Oggi la ZEN è composta da cinque figure: dai due soci storici Giulio Mastromauro e Dario Di Mella, e dai nuovi soci Nicoletta Cataldo, Rosa Santoro e da me. Ci conosciamo tutti quanti già da 2-3 anni, e nell’estate dell’anno scorso abbiamo deciso di unire le forze, le nostre esperienze e le nostre professionalità. Il primo progetto insieme è stato Carlo e Clara di Giulio Mastromauro, in cui io ho lavorato come aiuto regia. E’ di qualche giorno fa la notizia della vittoria del premio “new talent” al Foggia Film Festival. Chi ben comincia…

Infine uno sguardo al futuro. In quali festival potremo vedere Tramonto? E tu hai già un nuovo progetto nel cassetto?

Tramonto sta continuando il suo percorso nei festival nazionali e internazionali. Sta andando molto bene in America – dove ha vinto il premio per la miglior regia al 15 Minutes of Fame 2012 e per la miglior fotografia al Vagón 2012 – e in Italia sarà proiettato molto presto a Padova al River Film Festival e al Tolfa Short Film Festival.

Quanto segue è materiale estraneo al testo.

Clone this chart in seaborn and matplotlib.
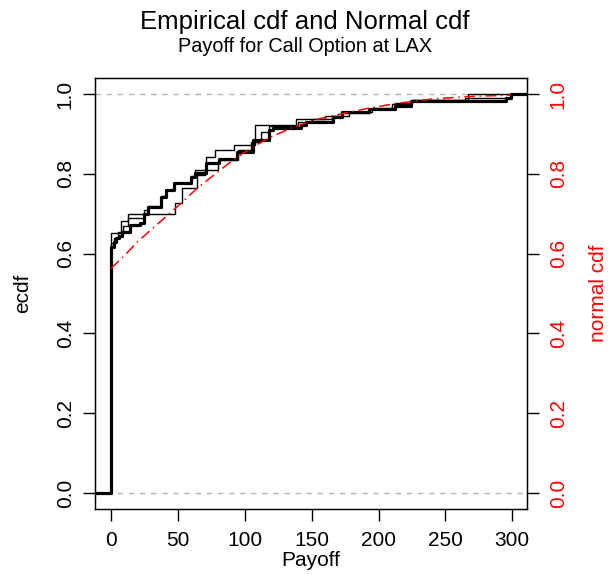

Intanto sto lavorando da qualche mese a un documentario che è già un misto di sensazioni e emozioni e ho da poco concluso la stesura di una sceneggiatura per un nuovo cortometraggio. Che vi racconterò, quando lo avremo girato, in una nuova intervista!

Il regista Roberto Urbani

E noi allora salutiamo Roberto Urbani in attesa di parlare con lui di questo nuovo progetto.